Crucifixion

The distance between us and true academics … is the crucifixion of the university. Is the sacrifice of the university.

And what’s worse is that no one notices it or cares about it, no one at the university. Which is yet another aspect of the crucifixion of the university.

The tension – the tearing. The distance between what is and what ought to be. The pulling apart of the universe – and the university.

That isn’t even suffered. That isn’t even remarked upon. That no one has noticed, apparently, but us.

But that we live, impossibly. In tension – in rending. That we suffer, in our way. And no one else notices.

 

We call it inadequacy. We call it our impostor’s syndrome. But it’s greater than that.

It’s our way of crying up like the psalmist, Father, why have you abandoned us? Old world, why have you abandoned us? Old standards, why have you abandoned us? The old sense of what’s right and wrong, true and untrue, why have you abandoned us? The old criterion between the bad and the good, between the worthwhile and worthless, why have you abandoned us?

 

This unbearable tension.
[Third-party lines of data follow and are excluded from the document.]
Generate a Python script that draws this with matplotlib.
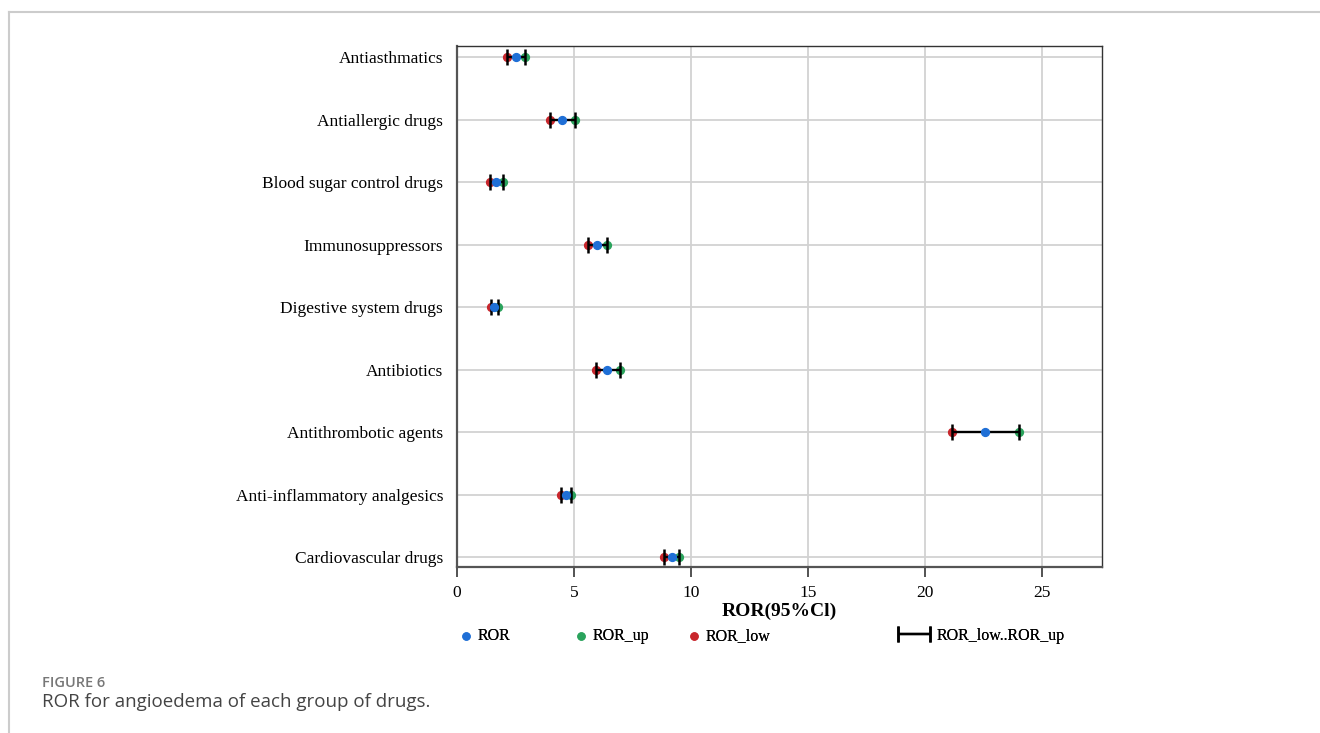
import numpy as np
import matplotlib
matplotlib.use("Agg")
from matplotlib import pyplot as plt
from matplotlib.lines import Line2D
from matplotlib.legend_handler import HandlerErrorbar

# categorias de abajo hacia arriba
drug_groups = ["Cardiovascular drugs", "Anti-inflammatory analgesics", "Antithrombotic agents",
               "Antibiotics", "Digestive system drugs", "Immunosuppressors",
               "Blood sugar control drugs", "Antiallergic drugs", "Antiasthmatics"]
ror = [9.2, 4.65, 22.55, 6.42, 1.6, 6.0, 1.65, 4.5, 2.5]
ror_low = [8.85, 4.45, 21.15, 5.92, 1.45, 5.6, 1.4, 3.97, 2.15]
ror_up = [9.5, 4.88, 24.0, 6.97, 1.75, 6.4, 1.97, 5.02, 2.92]
x_ticks = [0, 5, 10, 15, 20, 25]

W, H = 1320, 733
plt.rcParams['font.family'] = ['Liberation Serif', 'DejaVu Serif']

fig = plt.figure(figsize=(W / 100, H / 100), dpi=100)
ax = fig.add_axes([457 / W, 1 - 567 / H, (1102 - 457) / W, (567 - 46) / H])

y = np.arange(len(drug_groups))
ror = np.array(ror)
ror_low = np.array(ror_low)
ror_up = np.array(ror_up)

h_low = ax.scatter(ror_low, y, s=32, color='#c8262c', zorder=3)
h_up = ax.scatter(ror_up, y, s=32, color='#2aa35c', zorder=3)
h_bar = ax.errorbar(ror, y, xerr=[ror - ror_low, ror_up - ror], fmt='none', ecolor='black',
                    elinewidth=1.7, capsize=6, capthick=1.8, zorder=4)
h_ror = ax.scatter(ror, y, s=32, color='#1f6fd6', zorder=5)

ax.set_xlim(0, 27.55)
ax.set_ylim(-0.16, 8.18)
ax.set_xticks(x_ticks)
ax.set_yticks(y)
ax.set_yticklabels(drug_groups)
ax.tick_params(axis='y', length=0, labelsize=12.5, pad=10)
ax.tick_params(axis='x', length=7, width=1.3, labelsize=12.5, color='#444444', pad=6)
ax.grid(True, color='#d2d2d2', linewidth=1.3)
ax.set_axisbelow(True)
for side in ['left', 'bottom']:
    ax.spines[side].set_color('#555555')
    ax.spines[side].set_linewidth(1.6)
for side in ['top', 'right']:
    ax.spines[side].set_color('#333333')
    ax.spines[side].set_linewidth(1.0)
ax.set_xlabel('ROR(95%Cl)', fontsize=14, fontweight='bold', labelpad=1)

# leyenda: cada entrada en su lugar, como en la figura original
entradas = [(h_ror, 'ROR', 460, 0.8, 0.3),
            (h_up, 'ROR_up', 575, 0.8, 0.3),
            (h_low, 'ROR_low', 688, 0.8, 0.3),
            (h_bar, 'ROR_low..ROR_up', 897, 2.1, 0.35)]
for h, lab, x0, hlen, pad in entradas:
    leg = fig.legend([h], [lab], loc='center left', bbox_to_anchor=(x0 / W, 1 - 636 / H),
                     frameon=False, fontsize=11.5, handlelength=hlen, handletextpad=pad,
                     borderpad=0, borderaxespad=0, markerscale=0.9,
                     handler_map={type(h_bar): HandlerErrorbar(xerr_size=1.0)})
    fig.add_artist(leg)

# marco de la pagina
fig.add_artist(Line2D([9 / W, 1], [1 - 12 / H, 1 - 12 / H], color='#cccccc', lw=1.5))
fig.add_artist(Line2D([9 / W, 9 / W], [0, 1 - 12 / H], color='#cccccc', lw=1.5))

fig.text(42 / W, 1 - 683 / H, 'FIGURE 6', family='Open Sans', fontsize=10.5,
         color='#777777', fontweight='semibold', va='center')
fig.text(42 / W, 1 - 702 / H, 'ROR for angioedema of each group of drugs.',
         family='Open Sans', fontsize=13.5, color='#444444', va='center')

fig.savefig('out.png', dpi=100)
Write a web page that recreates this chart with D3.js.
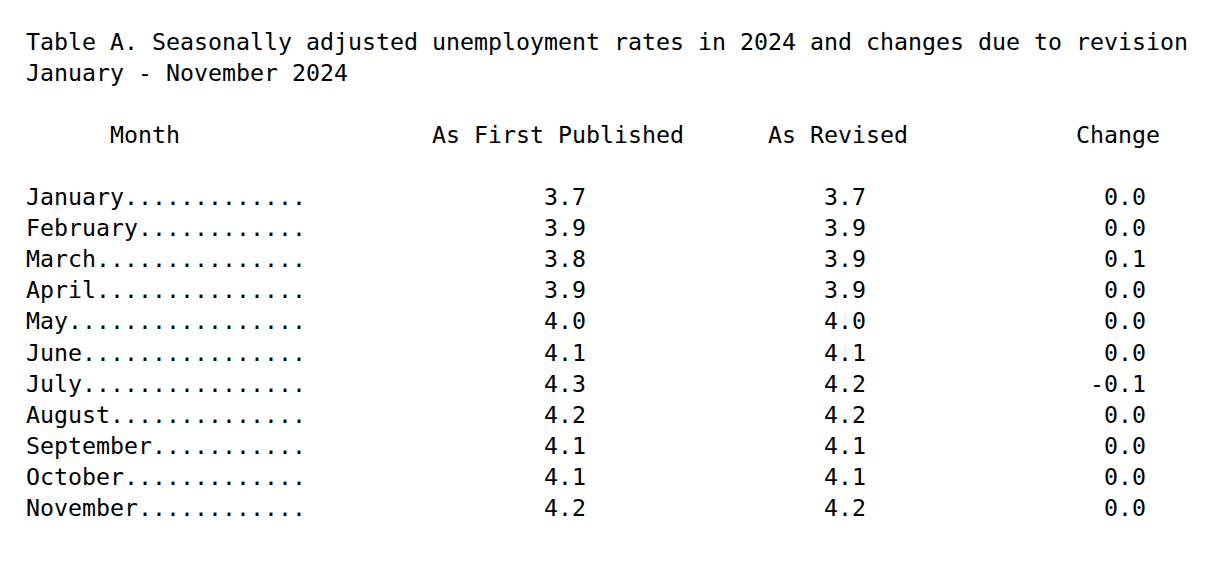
<!DOCTYPE html>
<html>
<head>
<meta charset="utf-8">
<script src="https://cdn.jsdelivr.net/npm/d3@7"></script>
<style>
  html, body { margin: 0; padding: 0; background: #fff; }
  text { font-family: "DejaVu Sans Mono", "Liberation Mono", monospace; fill: #000; }
</style>
</head>
<body>
<div id="table"></div>
<script>
'use strict';

var title = 'Table A. Seasonally adjusted unemployment rates in 2024 and changes due to revision';
var subtitle = 'January - November 2024';
var headers = ['Month', 'As First Published', 'As Revised', 'Change'];
var months = ['January', 'February', 'March', 'April', 'May', 'June',
  'July', 'August', 'September', 'October', 'November'];
var firstPublished = [3.7, 3.9, 3.8, 3.9, 4.0, 4.1, 4.3, 4.2, 4.1, 4.1, 4.2];
var revised = [3.7, 3.9, 3.9, 3.9, 4.0, 4.1, 4.2, 4.2, 4.1, 4.1, 4.2];
var change = [0.0, 0.0, 0.1, 0.0, 0.0, 0.0, -0.1, 0.0, 0.0, 0.0, 0.0];

var width = 1224,
  height = 578,
  charW = 14,
  fontSize = 23.25;

// character column -> pixel
var col = d3.scaleLinear().domain([0, 1]).range([26, 26 + charW]);
// data row index -> baseline
var row = d3.scaleLinear().domain([0, months.length - 1]).range([205, 516]);

var svg = d3.select('#table').append('svg')
  .attr('width', width)
  .attr('height', height)
  .style('display', 'block')
  .style('background', '#fff');

var g = svg.append('g')
  .style('font-size', fontSize + 'px')
  .attr('xml:space', 'preserve');

function put(str, c, y) {
  return g.append('text')
    .attr('x', col(c))
    .attr('y', y)
    .attr('textLength', str.length * charW)
    .attr('lengthAdjust', 'spacing')
    .text(str);
}

put(title, 0, 50);
put(subtitle, 0, 81);

var headerCols = [6, 29, 53, 75];
headers.forEach(function(h, i) { put(h, headerCols[i], 143); });

var rows = months.map(function(m, i) {
  return {
    label: (m + '....................').slice(0, 20),
    first: firstPublished[i].toFixed(1),
    rev: revised[i].toFixed(1),
    chg: change[i].toFixed(1)
  };
});

rows.forEach(function(d, i) {
  var y = row(i);
  put(d.label, 0, y);
  put(d.first, 37, y);
  put(d.rev, 57, y);
  put(d.chg, 80 - d.chg.length, y); // right aligned
});
</script>
</body>
</html>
Between us and the university. That cannot be resolved. Cannot be harmonized. Cannot be held together.

It’s too great, the tension. The contraries are not harmonised. The contraries remain utter contraries. In disharmony. In howling. There’s no one who could make sweet music out of this.

Is it our impostor’s syndrome? Or does it descend from God? Is it God’s gift to us – to know our shortcomings? To know what we’re not? To know how we fall short? Is this what God has given us: the knowledge of our idiocy?

And if so, why? Why increase our suffering? Why not allow us to be idiots who don’t know that they’re idiots? Why this self-consciousness? This self awareness? Which is only an awareness of being ridiculous. Of being laughable. Of being an object of deserving scorn.